True Stories Of Ingenuity Hiding Children In Wartime Inspired 'The Yellow Bird Sings'
Kicking off our annual summer ficiton series: a novel about a mother-daughter connection and the role of creativity and beauty in human survival.
"The Yellow Bird Sings" was written by Northampton, Massachusetts, resident Jennifer Rosner. She's had success writing in other genres.
Carrie Healy, NEPM: Why try fiction?
Jennifer Rosner: Actually, I was at a book talk for my memoir, “If A Tree Falls” — that's about raising our deaf daughters in a hearing, speaking world. And I was describing how we were working with our children.
They had hearing technology, and we were encouraging their every vocalization. And I was saying, you know, even if they were screaming, we'd be happy as long as they were making sound.
And a woman came up to me afterwards, and she described her childhood experience hiding with her mother in a shoemaker's attic in Poland, and how she had to be completely silent. And I just thought so much about this child needing to be silent, and her mother needing to keep her silent.
And it was like a seed that just kept kind of growing. I started interviewing hidden children, and I didn't want to tell their particular stories, because I thought they might want to tell their own story at some point.
So I embarked on telling a fictional story, though it was inspired by the different things I heard in terms of strength and ingenuity and creativity.
Is that something that novelists wrestle with all the time?
I think so. In some ways. I mean, usually when you set out to write fiction, there's so much of your subconscious that takes over when writing, that you won't end up telling another person's story. And there's a lot of personal psychological material that that weaves its way in, I think, inevitably, for fiction writers.
So the strands of longing for a mother-daughter connection are resonant to me, emotionally, with my mother. And the importance of this connection, for me and my daughters.
Those personal threads are always kind of weaving their way into the story, at least for me, as a writer. I don't cordon myself off. I think that the psychological material is what drives you to persist in writing in a long form that takes years and years.
So without a kind of psychological thrust, it would be very hard to persist in the process, I think. For me, it's maybe a balance between coming up with a creative and completely fictionalized account that has resonances both in reality — especially as a historical fiction writer — but also in personal material.
Was that a tricky balance — to weave enough of those details, like what happened during World War II, into this novel and not make it just a really, really dark book.
Yes. And I made certain decisions. For instance, the town that I set my story in is not a town you'll find on a map in Poland. I fictionalized the name. I made up a town, and I did that for various reasons.

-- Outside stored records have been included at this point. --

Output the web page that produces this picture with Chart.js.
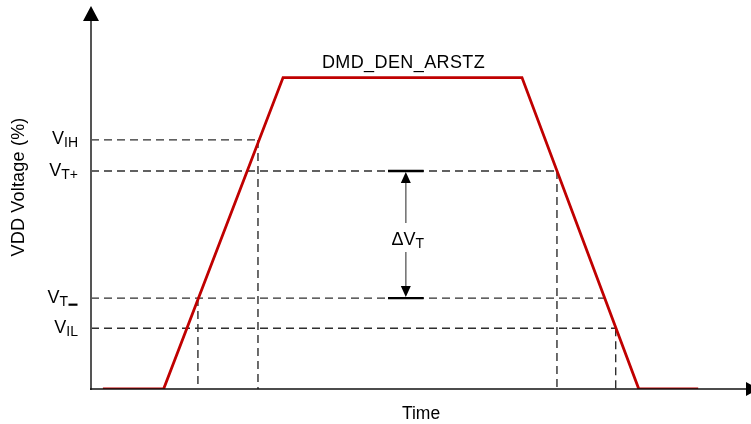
<!DOCTYPE html>
<html>
<head>
<meta charset="utf-8">
<script src="https://cdn.jsdelivr.net/npm/chart.js@4"></script>
<style>
html,body{margin:0;padding:0;background:#fff;}
#c{display:block;}
</style>
</head>
<body>
<canvas id="c" width="751" height="424"></canvas>
<script>
// ---- data ----
const signalName = 'DMD_DEN_ARSTZ';
const waveTime = [1.8, 11, 29.1, 65.3, 83.0, 92.0];
const waveVolt = [0, 0, 100, 100, 0, 0];

const levelSubs = ['IH', 'T+', 'T', 'IL'];
const levelValues = [80, 70, 29.2, 19.5];
const levelEndTime = [25.3, 70.6, 77.9, 79.5];

const dropTime = [16.2, 25.3, 70.6, 79.5];
const dropLevel = [29.2, 80, 70, 19.5];

const deltaTime = 47.7;
const deltaHalf = 2.7;
const deltaTop = 70;
const deltaBottom = 29.2;

const xTitle = 'Time';
const yTitle = 'VDD Voltage (%)';

// ---- datasets ----
const dashStyle = {borderColor: '#2e2e2e', borderWidth: 1.4, borderDash: [8, 5], pointRadius: 0, fill: false, tension: 0};
const datasets = [{
  data: waveTime.map((t, i) => ({x: t, y: waveVolt[i]})),
  borderColor: '#c00000', borderWidth: 2.8, pointRadius: 0, fill: false, tension: 0,
  borderJoinStyle: 'miter', order: 0
}];
levelValues.forEach((v, i) => {
  datasets.push(Object.assign({data: [{x: 0, y: v}, {x: levelEndTime[i], y: v}], order: 2}, dashStyle));
});
dropTime.forEach((t, i) => {
  datasets.push(Object.assign({data: [{x: t, y: dropLevel[i]}, {x: t, y: 0}], order: 2}, dashStyle));
});

const FONT = '"Liberation Sans", Arial, Helvetica, sans-serif';

function drawSubLabel(ctx, main, sub, xRight, baseY, minusAfter) {
  ctx.font = '18px ' + FONT;
  const wM = ctx.measureText(main).width;
  ctx.font = '14px ' + FONT;
  let wS = ctx.measureText(sub).width;
  const wDash = minusAfter ? 10 : 0;
  const x0 = xRight - (wM + wS + wDash);
  ctx.textAlign = 'left';
  ctx.textBaseline = 'alphabetic';
  ctx.font = '18px ' + FONT;
  ctx.fillText(main, x0, baseY);
  ctx.font = '14px ' + FONT;
  ctx.fillText(sub, x0 + wM, baseY + 3);
  if (minusAfter) {
    ctx.fillRect(x0 + wM + wS + 0.5, baseY + 1, 9, 2.2);
  }
}

const decor = {
  id: 'decor',
  afterDatasetsDraw(chart) {
    const ctx = chart.ctx;
    const xs = chart.scales.x, ys = chart.scales.y;
    const x0 = xs.getPixelForValue(0);
    const y0 = ys.getPixelForValue(0);
    const yTop = chart.chartArea.top;
    const xRight = chart.chartArea.right;
    ctx.save();
    // y axis
    ctx.strokeStyle = '#555';
    ctx.lineWidth = 2;
    ctx.beginPath();
    ctx.moveTo(x0, y0 + 1);
    ctx.lineTo(x0, yTop + 15);
    ctx.stroke();
    ctx.fillStyle = '#000';
    ctx.beginPath();
    ctx.moveTo(x0, yTop);
    ctx.lineTo(x0 - 8, yTop + 15);
    ctx.lineTo(x0 + 8, yTop + 15);
    ctx.closePath();
    ctx.fill();
    // x axis
    ctx.strokeStyle = '#111';
    ctx.lineWidth = 1.6;
    ctx.beginPath();
    ctx.moveTo(x0 - 1, y0);
    ctx.lineTo(xRight - 4, y0);
    ctx.stroke();
    ctx.beginPath();
    ctx.moveTo(xRight - 5, y0 - 7);
    ctx.lineTo(xRight + 8, y0);
    ctx.lineTo(xRight - 5, y0 + 7);
    ctx.closePath();
    ctx.fill();

    // level labels
    ctx.fillStyle = '#000';
    levelValues.forEach((v, i) => {
      const py = ys.getPixelForValue(v);
      drawSubLabel(ctx, 'V', levelSubs[i], 78, py + 4.5, i === 2);
    });

    // title
    ctx.font = '18px ' + FONT;
    ctx.textAlign = 'center';
    ctx.textBaseline = 'alphabetic';
    ctx.letterSpacing = '0.4px';
    const px = (xs.getPixelForValue(waveTime[2]) + xs.getPixelForValue(waveTime[3])) / 2;
    ctx.fillText(signalName, px + 1, 67.5);

    // x title
    ctx.letterSpacing = '0px';
    ctx.font = '17.5px ' + FONT;
    ctx.fillText(xTitle, (x0 + xRight) / 2, 418.5);

    // y title
    ctx.save();
    ctx.font = '18px ' + FONT;
    ctx.translate(19.5, 187);
    ctx.rotate(-Math.PI / 2);
    ctx.textBaseline = 'middle';
    ctx.letterSpacing = '0.2px';
    ctx.fillText(yTitle, 0, 0);
    ctx.restore();
    ctx.letterSpacing = '0px';

    // delta arrow
    const ax = xs.getPixelForValue(deltaTime);
    const aL = xs.getPixelForValue(deltaTime - deltaHalf);
    const aR = xs.getPixelForValue(deltaTime + deltaHalf);
    const aT = ys.getPixelForValue(deltaTop);
    const aB = ys.getPixelForValue(deltaBottom);
    ctx.strokeStyle = '#000';
    ctx.lineWidth = 2.4;
    ctx.beginPath();
    ctx.moveTo(aL, aT); ctx.lineTo(aR, aT);
    ctx.moveTo(aL, aB); ctx.lineTo(aR, aB);
    ctx.stroke();
    ctx.strokeStyle = '#777';
    ctx.lineWidth = 1.6;
    ctx.beginPath();
    ctx.moveTo(ax, aT + 10); ctx.lineTo(ax, 223);
    ctx.moveTo(ax, 252); ctx.lineTo(ax, aB - 10);
    ctx.stroke();
    ctx.fillStyle = '#000';
    ctx.beginPath();
    ctx.moveTo(ax, aT + 1); ctx.lineTo(ax - 5, aT + 12); ctx.lineTo(ax + 5, aT + 12); ctx.closePath();
    ctx.moveTo(ax, aB - 1); ctx.lineTo(ax - 5, aB - 12); ctx.lineTo(ax + 5, aB - 12); ctx.closePath();
    ctx.fill();
    // delta label
    ctx.font = '18px ' + FONT;
    const wD = ctx.measureText('\u0394V').width;
    ctx.font = '14px ' + FONT;
    const wT = ctx.measureText('T').width;
    const lx = ax + 2 - (wD + wT) / 2;
    ctx.textAlign = 'left';
    ctx.font = '18px ' + FONT;
    ctx.fillText('\u0394V', lx, 245);
    ctx.font = '14px ' + FONT;
    ctx.fillText('T', lx + wD, 248);
    ctx.restore();
  }
};

new Chart(document.getElementById('c'), {
  type: 'line',
  data: {datasets},
  options: {
    responsive: false,
    animation: false,
    layout: {padding: {left: 91, top: 6, right: 0, bottom: 35}},
    plugins: {legend: {display: false}, tooltip: {enabled: false}, title: {display: false}},
    scales: {
      x: {type: 'linear', min: 0, max: 100, display: false},
      y: {type: 'linear', min: 0, max: 123, display: false}
    }
  },
  plugins: [decor]
});
</script>
</body>
</html>
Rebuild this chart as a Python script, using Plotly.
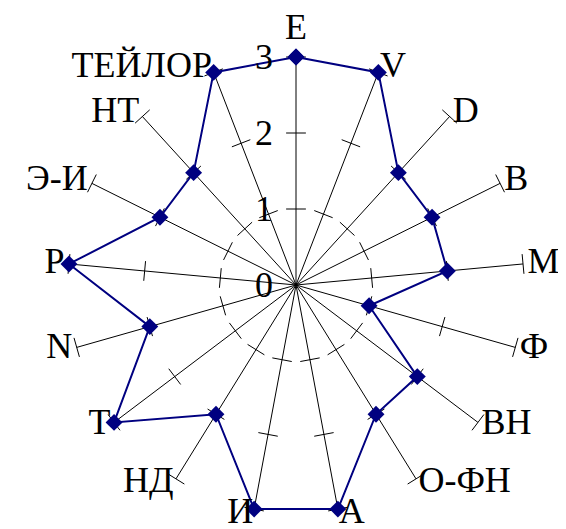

One is that there were details that are not the emotional heart of the story. So if the tavern is 10 feet from the barn — if you went and counted out the feet, it would have been 15 feet. I didn't want to be stuck with people getting hung up on the historical accuracy of things that didn't matter for the story. And that can really happen.
And there were these dark elements that I think I wove between, assuming that people already know many of those stories, and not wanting to necessarily focus on those sort of very dark aspects of the Holocaust, but having them hinted at all the time — those dangers existed. But I wasn't really focusing on those head-on.
Some of the nonfictional things that you included were musical selections. How did you choose composers?
It was a long process, and I worked with a master class violinist on this, talking about what a prodigy would be practicing, how she would be playing, what order of pieces she would be playing.
Some of the choices were emotionally driven choices, like [Maurice] Ravel's “Kaddish,” because at that moment, there was a way in which she was mourning her mother. So there were emotionally-driven reasons to choose particular pieces.
But also I was very aware that I needed to be accurate for a prodigy, anyway. I mean, those pieces are very hard for most every player, but for a prodigy, at least as I learned from — in consultation with both this master class violinist and a musicologist I was working with — that this could be a reasonable trajectory for her.